Бони собирается сказать что-то еще, но тут на него наваливается приступ кашля. Откашлявшись, он берет со спинки стула плащ и вдевает в рукава свои тощие руки.

— Совсем обезумел от боли. — Он изо всех сил пытается отделаться от мыслей о Генри. Он так содрал кашлем горло, что теперь из него вылетает лишь смешной писк. — Вот и все. Обалдел от боли. И наркотиков. Разума нисколько не осталось. — Он вытирает рот и принимается застегивать пуговицы.

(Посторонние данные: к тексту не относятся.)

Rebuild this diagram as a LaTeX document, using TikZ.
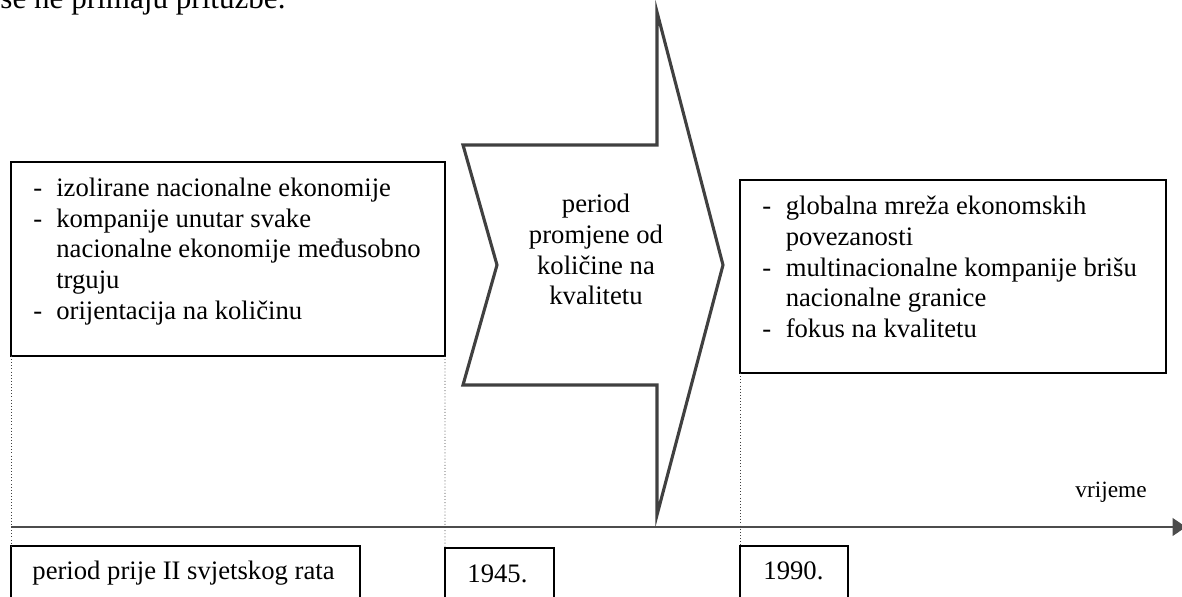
\documentclass[tikz,border=0pt]{standalone}
\usepackage{fontspec}
\setmainfont{Liberation Serif}
\usetikzlibrary{arrows.meta,positioning}

\tikzset{
  okvir/.style={draw, line width=1pt, inner sep=0pt, outer sep=0pt, anchor=north west},
  tekst/.style={inner sep=0pt, anchor=base west, font=\fontsize{12}{13.8}\selectfont},
  vodilica/.style={densely dotted, line width=0.4pt, black!75},
  strelica/.style={draw=black!75, line width=1.4pt, line join=miter},
}

\begin{document}
\begin{tikzpicture}[x=0.45pt, y=-0.45pt]
\useasboundingbox (0,0) rectangle (1182,597);
\clip (0,0) rectangle (1182,597);

% tekst iznad slike
\node[tekst, font=\fontsize{14}{16}\selectfont] (naslov) at (0,8.5) {se ne primaju pritužbe.};

% okviri
\node[okvir, minimum width=195.3pt, minimum height=87.3pt] (prije) at (11,162) {};
\node[okvir, minimum width=191.7pt, minimum height=86.9pt] (poslije) at (740,180) {};
\node[tekst] (prijetxt) at (33,196.5) {\begin{tabular}[t]{@{}p{10.3pt}@{}l@{}}
- & izolirane nacionalne ekonomije\\
- & kompanije unutar svake\\
  & nacionalne ekonomije međusobno\\
  & trguju\\
- & orijentacija na količinu
\end{tabular}};
\node[tekst] (poslijetxt) at (762,215) {\begin{tabular}[t]{@{}p{10.5pt}@{}l@{}}
- & globalna mreža ekonomskih\\
  & povezanosti\\
- & multinacionalne kompanije brišu\\
  & nacionalne granice\\
- & fokus na kvalitetu
\end{tabular}};

% strelica promjene
\draw[strelica] (463,145) -- (657,145) -- (657,12) -- (723,265) -- (657,515)
  -- (657,385) -- (463,385) -- (497,265) -- cycle;
\node[tekst, anchor=base] (promjena) at (596,213) {\begin{tabular}[t]{@{}c@{}}
period\\ promjene od\\ količine na\\ kvalitetu
\end{tabular}};

% vremenska os
\coordinate (os0) at (11,527);
\coordinate (os1) at (1186,527);
\draw[black!70, line width=0.6pt, -{Triangle[length=6pt, width=8pt]}, shorten >=0pt] (os0) -- (os1);
\node[tekst, font=\fontsize{10.5}{12}\selectfont] (vrijeme) at (1075,498) {vrijeme};

% razdoblja
\node[okvir, minimum width=157pt, minimum height=30pt] (razdoblje) at (11,546) {};
\node[okvir, minimum width=49pt, minimum height=30pt] (g1945) at (445,548) {};
\node[okvir, minimum width=48.6pt, minimum height=30pt] (g1990) at (740,546) {};
\node[tekst] (razdobljetxt) at (32,580) {period prije II svjetskog rata};
\node[tekst] (g1945txt) at (467,583) {1945.};
\node[tekst] (g1990txt) at (763,580) {1990.};

\draw[vodilica] (prije.south west) -- (razdoblje.north west);
\draw[vodilica] (prije.south east) -- (g1945.north west);
\draw[vodilica] (poslije.south west) -- (g1990.north west);
\end{tikzpicture}
\end{document}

— Уходишь, Бони? — дружелюбно интересуется Генри.

— К тому же наверняка температура. — Но Бони не может так уйти. Пока краем глаза видит эту чертову идиотскую ухмылку, эту рожу, похожую на изображение глиняного идола, которая отрицает все, что для него свято и истинно, эти глаза, которые отравляли и портили ему жизнь, не давая ей стать мирной заводью приятного пессимизма. Бони боялся, что, если он сейчас уйдет, это лицо может застыть и увековечить себя в смертной маске, и тогда ему уже никогда не удастся от него избавиться.

— Ну, привет, Бони Стоукс, Бобби Стоукс, крошка Стоукс Бо-бо…

Тогда оно не только до конца жизни будет преследовать его, но и уничтожит все его прошлое, лишит смысла всю его жизнь…

— И слышишь, если встретишь Хэнка или Джо Бена, скажи, чтоб зашли и принесли мне подсчеты, как у нас обстоят дела.

Если сейчас он позволит Генри посмеяться последним, весь его мир… «Что? Подсчеты? Джо Бен?»

В ужасе Хэнк видит, как уже было начавшая открываться дверь замирает и медленно захлопывается. Он видит, как Бони скованно поворачивается и как у него желтеют глаза. «Генри… старина, разве ты не знаешь?» Тогда неудивительно, что он пребывает в таком неоправданно прекрасном расположении духа — ему просто не сказали. Конечно, ни он, ни Бони ни словом не обмолвились об этом — было бы просто странно говорить о таком с человеком, приходящим в себя после тяжелой… — «Старина?» Но чтоб никто не сказал? «Неужто, Генри… ни врач, ни сестра… никто, никто?»

— Что это с тобой, Бони?

— И о последствиях? О том, что было вчера?

— Я уже сказал тебе, что у меня никого не было.

И теперь видит, как лицо Бони вспыхивает светом нового понимания. И когда Бони начинает подвигаться к кровати, Хэнк невольно еще глубже забивается за занавеску. Бони снова садится, раскуривает свою большую трубку и приступает полным сочувствия голосом. Он говорит быстро и уверенно, без малейшего намека на обычный кашель.

Сквозь ярусы синего дыма Хэнк, выйдя из-за занавески, наблюдает финальную сцену драмы — словно зритель, успевший лишь к последнему действию, незаметно присевший на крайний ряд темного балкона и слышащий лишь бессвязные реплики. Он смотрит на две расплывающиеся фигуры и не пытается сфокусировать взгляд. Не вслушиваясь, он знает их реплики наизусть; не глядя, он знает каждое их действие. Эпизодический персонаж, его роль почти закончена, и он ждет конца, чуть ли не скучая, чуть ли не засыпая под звуки знакомых реплик, пока одна из них, многократно повторенная, не подсказывает ему, что дело идет к концу.